**Exercise description**
Repeat the material exactly from its first line to the line that includes "(0,0) rectangle (1112,543);". Skip pictures.

**Dataset content**
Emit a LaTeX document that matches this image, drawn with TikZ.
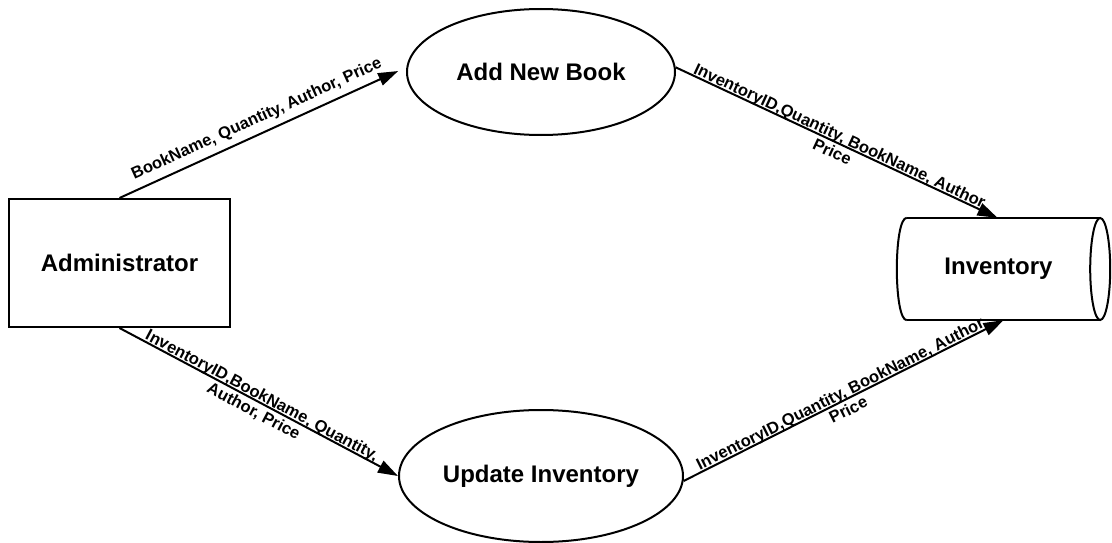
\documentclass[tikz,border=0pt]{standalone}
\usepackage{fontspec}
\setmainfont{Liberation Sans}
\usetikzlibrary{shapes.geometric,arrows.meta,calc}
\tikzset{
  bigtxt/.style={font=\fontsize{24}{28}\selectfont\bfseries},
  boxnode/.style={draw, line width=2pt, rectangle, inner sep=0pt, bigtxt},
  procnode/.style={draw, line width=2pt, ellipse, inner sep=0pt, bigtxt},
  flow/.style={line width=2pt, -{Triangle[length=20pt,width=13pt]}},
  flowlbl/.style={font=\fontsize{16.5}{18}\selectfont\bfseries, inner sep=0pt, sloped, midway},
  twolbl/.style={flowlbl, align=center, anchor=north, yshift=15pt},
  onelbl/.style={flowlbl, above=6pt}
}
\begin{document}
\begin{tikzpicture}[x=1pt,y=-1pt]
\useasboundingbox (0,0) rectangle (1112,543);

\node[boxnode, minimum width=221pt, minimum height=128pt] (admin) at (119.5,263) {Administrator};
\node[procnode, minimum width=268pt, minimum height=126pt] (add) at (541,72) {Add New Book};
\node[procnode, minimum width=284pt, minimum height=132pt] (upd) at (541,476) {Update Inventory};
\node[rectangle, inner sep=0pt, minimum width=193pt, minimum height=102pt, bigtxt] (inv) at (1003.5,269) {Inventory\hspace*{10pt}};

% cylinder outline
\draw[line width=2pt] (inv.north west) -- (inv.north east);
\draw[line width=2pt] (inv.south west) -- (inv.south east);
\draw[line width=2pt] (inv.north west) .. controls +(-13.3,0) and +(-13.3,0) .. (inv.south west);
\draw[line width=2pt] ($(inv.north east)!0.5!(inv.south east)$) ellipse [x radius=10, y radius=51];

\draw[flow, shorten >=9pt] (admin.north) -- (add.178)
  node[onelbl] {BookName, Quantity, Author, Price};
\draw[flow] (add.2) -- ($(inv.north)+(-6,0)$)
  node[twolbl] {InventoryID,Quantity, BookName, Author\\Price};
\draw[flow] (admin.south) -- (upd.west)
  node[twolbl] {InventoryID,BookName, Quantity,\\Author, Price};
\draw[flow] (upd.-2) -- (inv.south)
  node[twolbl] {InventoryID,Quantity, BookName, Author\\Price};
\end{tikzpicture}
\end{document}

**Completed task**
Emit a LaTeX document that matches this image, drawn with TikZ.
\documentclass[tikz,border=0pt]{standalone}
\usepackage{fontspec}
\setmainfont{Liberation Sans}
\usetikzlibrary{shapes.geometric,arrows.meta,calc}
\tikzset{
  bigtxt/.style={font=\fontsize{24}{28}\selectfont\bfseries},
  boxnode/.style={draw, line width=2pt, rectangle, inner sep=0pt, bigtxt},
  procnode/.style={draw, line width=2pt, ellipse, inner sep=0pt, bigtxt},
  flow/.style={line width=2pt, -{Triangle[length=20pt,width=13pt]}},
  flowlbl/.style={font=\fontsize{16.5}{18}\selectfont\bfseries, inner sep=0pt, sloped, midway},
  twolbl/.style={flowlbl, align=center, anchor=north, yshift=15pt},
  onelbl/.style={flowlbl, above=6pt}
}
\begin{document}
\begin{tikzpicture}[x=1pt,y=-1pt]
\useasboundingbox (0,0) rectangle (1112,543);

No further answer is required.